Disability Sports Event

This week we’ve been running a Disability Sport event at Latymer with students learning and playing the exciting sport of Goalball.  Our thanks to Goalball UK for working with us to deliver these sessions.
 
Goalball is a team sport designed specifically for athletes with a vision impairment. Participants compete in teams of three, and try to throw a ball that has bells embedded inside of it into the opponents’ goal. The ball is thrown by hand and never kicked. Using ear-hand coordination, originating as a rehabilitation exercise, the sport has no able-bodied equivalent. Able-bodied athletes are also blindfolded when playing this sport. Played indoors, usually on a volleyball court, teams alternate throwing or rolling the ball from one end of the playing area to the other, and players remain in the area of their own goal in both defence and attack. Players must use the sound of the bell to judge the position and movement of the ball. Eyeshades allow partially-sighted players to compete on an equal footing with blind players.

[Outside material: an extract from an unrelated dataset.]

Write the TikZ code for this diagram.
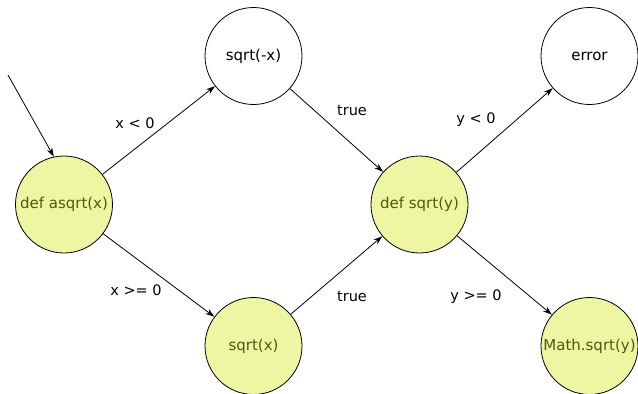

Eyepatches may be worn under eyeshades to ensure complete coverage of the eye, and prevent any vision should the eyeshades become dislodged. The International Blind Sports Federation (IBSA), founded in 1981 and responsible for a range of sports for blind and partially-sighted people, is the official governing body for the sport.
 
Head of Sport, Mrs Maclean said: “Sport has a unique ability to tackle the stigma and discrimination associated with disability because it can transform community attitudes about persons with disabilities by highlighting their skills and reducing the tendency to see the disability rather than the individual.”